Treasury Losing Accounting Maneuvers Seen Benefiting Investors
Halting the U.S. Treasury Department’s so-called extraordinary measures to stay under the nation’s debt limit will give investors more clarity and Congress more control in fiscal fights, economists said.
The Treasury’s accounting maneuvers during debt-ceiling debates have become ordinary over the past two decades, used by administrations of both parties. A revised House proposal today would stop their use through April 15 even as lawmakers called off a vote tonight. The Obama administration opposes the suspension of the extraordinary measures.
Treasury Secretary Jacob J. Lew, who has employed them since May to keep paying federal bills without breaching the $16.7 trillion limit, has said he’ll exhaust his authority to stay under the cap by Oct. 17.
“It would be better for everybody if we had a debt ceiling and it was hard and fast, without extraordinary measures,” said Ward McCarthy, chief financial economist at Jefferies LLC in New York and a former economist at the Federal Reserve Bank of Richmond. “If we had that, there would be better clarity from the standpoint of the market.”

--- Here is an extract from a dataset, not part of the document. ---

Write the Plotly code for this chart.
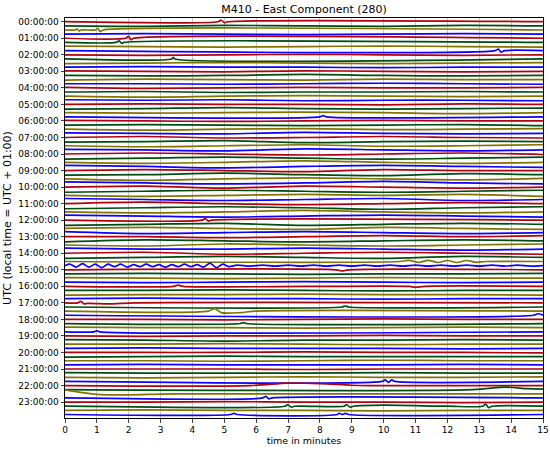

The Treasury has four main extraordinary measures. It can, as it did in May, suspend sales of its non-marketable state and local government securities, known as “slugs.” The program allows municipal governments with excess funds to invest in a special series of Treasury securities.
The Treasury can also declare a “debt issuance suspension period,” which allows it to suspend investment of new amounts and redeem some existing Treasury securities in the Civil Service Retirement and Disability Fund. According to the Treasury, this measure has been used in debt-limit impasses of 1995–1996, 2002, 2003, 2004, 2006, 2011 and 2012-2013.
A third measure the department is suspending daily reinvestment of Treasury securities held by the Government Securities Investment Fund of the Federal Employees’ Retirement System Thrift Savings Plan. That method has also been used several times since 1995, according to the Treasury.
Lew can also postpone daily reinvestment of Treasuries held by the Exchange Stabilization Fund, a pool of dollars, foreign currencies and special-drawing rights that held $22.7 billion in U.S. government securities as of Aug. 31.
President Barack Obama hasn’t commented publicly on specific provisions of the proposals that been circulating in Congress. An administration official, who asked for anonymity to discuss internal deliberations, said one of the proposals that raised concern in the White House was eliminating the extraordinary measures. Obama raised the issue in a telephone call with Senate Minority Leader Mitch McConnell on Oct. 14.
Lew would likely prefer that the measures be maintained, according to Stephen Myrow, managing director at Washington-based ACG Analytics Inc. and a Treasury official during the George W. Bush administration. “Treasury doesn’t like flexibility being taken away from them,” Myrow said.
Treasury spokeswoman Natalie Wyeth Earnest declined to comment.
Since 1960, Congress has acted 78 times -- 49 under Republican presidents and 29 during Democratic administrations - - to raise, temporarily extend or revise the definition of the debt limit, according to the Treasury.